Equivalent binary quadratic forms Given $f(x,y)=ax^2+bxy+cy^2$ we know that it is not necessarily equivalent to $f(-x,y)$ even if they represent the same numbers.
For example our textbook says that $x^2+xy+2y^2$ is equivalent to $x^2-xy+2y^2$, but $3x^2+xy+4y^2$ is not equivalent to $3x^2-xy+4y^2$. How can I see this?
Actually I thought $f(x,y)$ and $f(-x,y)$ cannot be equivalent, since the transformation has determinant $-1$.
I hope someone can clarify. 
 A: The point is that acting by the matrix
$$ \begin{bmatrix} -1 & 0\\ 0 & 1 \end{bmatrix} $$
or its negative is not the only way to move from the form $f(x,y)$ to the form $f(-x,y)$.
You can check by hand that acting on the form $f(x,y) = x^2 + xy + 2y^2$ by the matrix
$$ \begin{bmatrix} 1 & -1 \\ 0 & 1 \end{bmatrix} $$
produces the desired form $f(-x,y) = x^2 - xy + 2y^2$, and this matrix has determinant $1$.
Proving that no matrix of determinant 1 will carry $3x^2 + xy + 4y^2$ to $3x^2 - xy + 4y^2$ is much harder.  The easiest way is to learn about reduction of forms and then see that these two forms are in different equivalence classes by reducing them and seeing that you get different reduced forms.
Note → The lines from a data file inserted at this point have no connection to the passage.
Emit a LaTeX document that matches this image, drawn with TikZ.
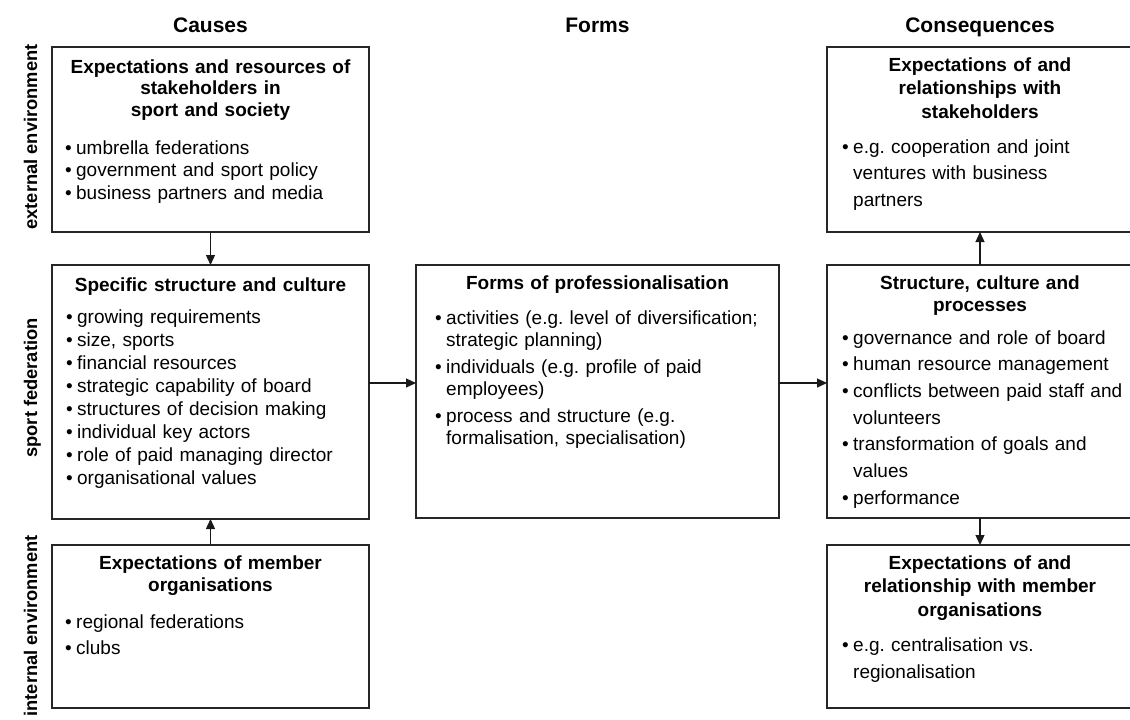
\documentclass[tikz,border=0pt]{standalone}
\usepackage{fontspec}
\setmainfont{Liberation Sans}
\usetikzlibrary{arrows.meta}
\frenchspacing
\newcommand\bitem[1]{\noindent\hangindent=11pt\hangafter=1\makebox[11pt][l]{•}#1\par}
\begin{document}
\begin{tikzpicture}[x=1pt,y=-1pt,
  box/.style={draw=black!85, line width=1.2pt, anchor=north west, inner sep=0pt, outer sep=0pt},
  head/.style={anchor=base, inner sep=0pt, align=center, text width=300pt, font=\bfseries\fontsize{19}{#1}\selectfont},
  blist/.style={anchor=base west, inner sep=0pt, text width=330pt, font=\fontsize{19}{#1}\selectfont\frenchspacing},
  coltitle/.style={anchor=base, inner sep=0pt, font=\bfseries\fontsize{21}{25}\selectfont},
  side/.style={rotate=90, anchor=base, inner sep=0pt, font=\bfseries\fontsize{18.3}{22}\selectfont},
  arr/.style={-{Triangle[length=10pt,width=9pt]}, line width=1.2pt, draw=black!90}
]
\fill[white] (0,0) rectangle (1130,720);
\useasboundingbox (0,0) rectangle (1130,720);
\clip (0,0) rectangle (1130,720);

% column titles
\node[coltitle] (tc) at (210.5,32) {Causes};
\node[coltitle] (tf) at (597.5,32) {Forms};
\node[coltitle] (tq) at (980,32) {Consequences};

% side labels
\node[side] (se) at (37,137) {external environment};
\node[side] (ss) at (37,388) {sport federation};
\node[side] (si) at (37,626) {internal environment};

% boxes
\node[box, minimum width=317, minimum height=185] (b1) at (52,47) {};
\node[box, minimum width=317, minimum height=254] (b2) at (52,265) {};
\node[box, minimum width=317, minimum height=163] (b3) at (52,545) {};
\node[box, minimum width=363, minimum height=253] (fp) at (416,265) {};
\node[box, minimum width=306, minimum height=185] (c1) at (827,47) {};
\node[box, minimum width=306, minimum height=253] (c2) at (827,265) {};
\node[box, minimum width=306, minimum height=163] (c3) at (827,545) {};

% texts: causes
\node[head=21.5] (h1) at (210.5,73) {Expectations and resources of\\ stakeholders in\\ sport and society};
\node[blist=22.5] (l1) at (65,154) {\bitem{umbrella federations}\bitem{government and sport policy}\bitem{business partners and media}};

\node[head=22] (h2) at (210.5,291) {Specific structure and culture};
\node[blist=23] (l2) at (66,323) {\bitem{growing requirements}\bitem{size, sports}\bitem{financial resources}\bitem{strategic capability of board}\bitem{structures of decision making}\bitem{individual key actors}\bitem{role of paid managing director}\bitem{organisational values}};

\node[head=22] (h3) at (210.5,569) {Expectations of member\\ organisations};
\node[blist=26] (l3) at (65,628) {\bitem{regional federations}\bitem{clubs}};

% forms
\node[head=22] (hf) at (597.5,289) {Forms of professionalisation};
\node[blist=22] (lf) at (435,324) {\setlength{\parskip}{5pt}\bitem{activities (e.g. level of diversification;\newline strategic planning)}\bitem{individuals (e.g. profile of paid\newline employees)}\bitem{process and structure (e.g.\newline formalisation, specialisation)}};

% consequences
\node[head=23.5] (hc1) at (980,71) {Expectations of and\\ relationships with\\ stakeholders};
\node[blist=26.5] (lc1) at (842,153) {\bitem{e.g. cooperation and joint\newline ventures with business\newline partners}};

\node[head=22] (hc2) at (980,289) {Structure, culture and\\ processes};
\node[blist=26.7] (lc2) at (842,344) {\bitem{governance and role of board}\bitem{human resource management}\bitem{conflicts between paid staff and\newline volunteers}\bitem{transformation of goals and\newline values}\bitem{performance}};

\node[head=23.5] (hc3) at (980,569) {Expectations of and\\ relationship with member\\ organisations};
\node[blist=27] (lc3) at (842,651) {\bitem{e.g. centralisation vs.\newline regionalisation}};

% connectors
\coordinate (ya) at (0,383);
\draw[arr] (b1.south) -- (b2.north);
\draw[arr] (b3.north) -- (b2.south);
\draw[arr] (b2.east |- ya) -- (fp.west |- ya);
\draw[arr] (fp.east |- ya) -- (c2.west |- ya);
\draw[arr] (c2.north) -- (c1.south);
\draw[arr] (c2.south) -- (c3.north);
\end{tikzpicture}
\end{document}
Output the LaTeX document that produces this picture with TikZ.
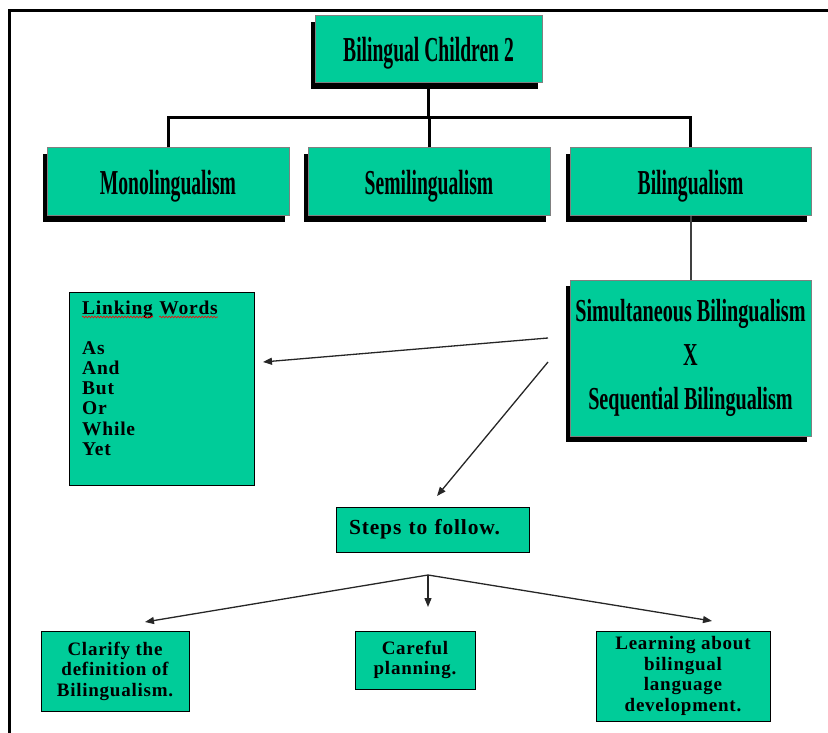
\documentclass[tikz,border=0pt]{standalone}
\usepackage{fontspec}
\setmainfont{Liberation Serif}
% condensed heavy serif used for the heading boxes
\newfontfamily\titlefont[FakeStretch=0.56]{Liberation Serif Bold}
\newfontfamily\pairfont[FakeStretch=0.63]{Liberation Serif Bold}
% slightly letter-spaced bold serif for the small boxes
\newfontfamily\spacedfont[LetterSpace=4]{Liberation Serif Bold}
\usetikzlibrary{arrows.meta,shadows,decorations.pathmorphing}
\definecolor{seagreen}{RGB}{0,204,153}
\definecolor{edgegrey}{RGB}{128,128,128}
\definecolor{linkgrey}{RGB}{64,64,64}

\begin{document}
\begin{tikzpicture}[x=1pt,y=-1pt,
  titlebox/.style={draw=edgegrey, line width=1pt, fill=seagreen, inner sep=0pt,
    drop shadow={shadow xshift=-4.5pt, shadow yshift=-6pt, fill=black, opacity=1}},
  headtext/.style={font=\titlefont\fontsize{35}{40}\selectfont, text depth=0pt},
  plainbox/.style={draw=black, line width=1pt, fill=seagreen, inner sep=0pt},
  smalltext/.style={font=\spacedfont\fontsize{19}{20.5}\selectfont, align=center},
  treeline/.style={line width=3pt, black},
  thinlink/.style={line width=2pt, linkgrey},
  arrowline/.style={line width=1.3pt, black!85, -{Triangle[length=9pt,width=7pt]}},
  spellmark/.style={red, line width=0.6pt, decorate,
    decoration={snake, amplitude=0.9pt, segment length=3pt}}
]
\useasboundingbox (0,0) rectangle (828,733);

% page frame
\draw[line width=3pt, line join=miter] (9.5,733) -- (9.5,11) -- (828,11);

% heading boxes
\node[titlebox, headtext, minimum width=227pt, minimum height=67pt] (top) at (428.5,49.5) {Bilingual Children 2};
\node[titlebox, headtext, minimum width=242pt, minimum height=68pt] (mono) at (168,182) {Monolingualism};
\node[titlebox, headtext, minimum width=242pt, minimum height=68pt] (semi) at (429,182) {Semilingualism};
\node[titlebox, headtext, minimum width=241pt, minimum height=68pt] (bili) at (690.5,182) {Bilingualism};
\node[titlebox, minimum width=241pt, minimum height=156pt, align=center,
      font=\pairfont\fontsize{32}{44}\selectfont] (simul) at (690.5,358)
      {Simultaneous Bilingualism\\X\\Sequential Bilingualism};

% tree connectors
\coordinate (bar) at (0,118);
\draw[treeline] (top.south) -- (top.south |- bar);
\draw[treeline] (mono.north) -- (mono.north |- bar) -- (bili.north |- bar) -- (bili.north);
\draw[treeline] (semi.north) -- (semi.north |- bar);
\draw[thinlink] (bili.south) -- (simul.north);

% linking words box
\node[plainbox, minimum width=185pt, minimum height=193pt] (link) at (161.5,388.5) {};
\begin{scope}[font=\spacedfont\fontsize{19.5}{20.3}\selectfont, inner sep=0pt]
  \node[anchor=base west] (linkA) at (82,314) {Linking};
  \node[anchor=base west] (linkB) at ([xshift=6pt]linkA.base east) {Words};
  \node[anchor=north west, align=left] (linklist) at (82,341) {As\\And\\But\\Or\\While\\Yet};
\end{scope}
\draw[spellmark] ([yshift=-3pt]linkA.base west) -- ([yshift=-3pt]linkA.base east);
\draw[spellmark] ([yshift=-3pt]linkB.base west) -- ([yshift=-3pt]linkB.base east);

% steps box
\node[plainbox, inner xsep=13pt, text width=167pt, minimum height=45pt, align=left,
      font=\spacedfont\fontsize{21.5}{22}\selectfont] (steps) at (432.5,529.5) {Steps to follow.};

% bottom boxes
\node[plainbox, smalltext, minimum width=148pt, minimum height=80pt] (clarify) at (115,671)
  {Clarify the\\definition of\\Bilingualism.};
\node[plainbox, smalltext, minimum width=120pt, minimum height=58pt] (careful) at (415,660)
  {Careful\\planning.};
\node[plainbox, smalltext, minimum width=174pt, minimum height=90pt] (learning) at (683,676)
  {Learning about\\bilingual\\language\\development.};

% arrows
\coordinate (linkfrom) at (548,338);
\coordinate (linkin) at (263,362);
\coordinate (stepsfrom) at (548,362);
\coordinate (stepsin) at (437,496);
\coordinate (fork) at (428,575);
\coordinate (clarifyin) at (145,622);
\coordinate (carefulin) at (428,607);
\coordinate (learningin) at (712,621);
\draw[arrowline] (linkfrom) -- (linkin);
\draw[arrowline] (stepsfrom) -- (stepsin);
\draw[arrowline] (fork) -- (clarifyin);
\draw[arrowline] (fork) -- (carefulin);
\draw[arrowline] (fork) -- (learningin);
\end{tikzpicture}
\end{document}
(It can be shown that in a class, either every form $f(x,y)$ has the property that it is equivalent to $f(-x,y)$ or no form does.  Later, when you learn about composition of forms, you discover Gauss's seminal result that the primitive classes of forms of discriminant $d$ form a group. The operation of going from $f(x,y)$ to $f(-x,y)$ is inversion in this group, so the classes of forms with $f(x,y)$ equivalent to $f(-x,y)$ are precisely the classes of order dividing $2$ in the class group.)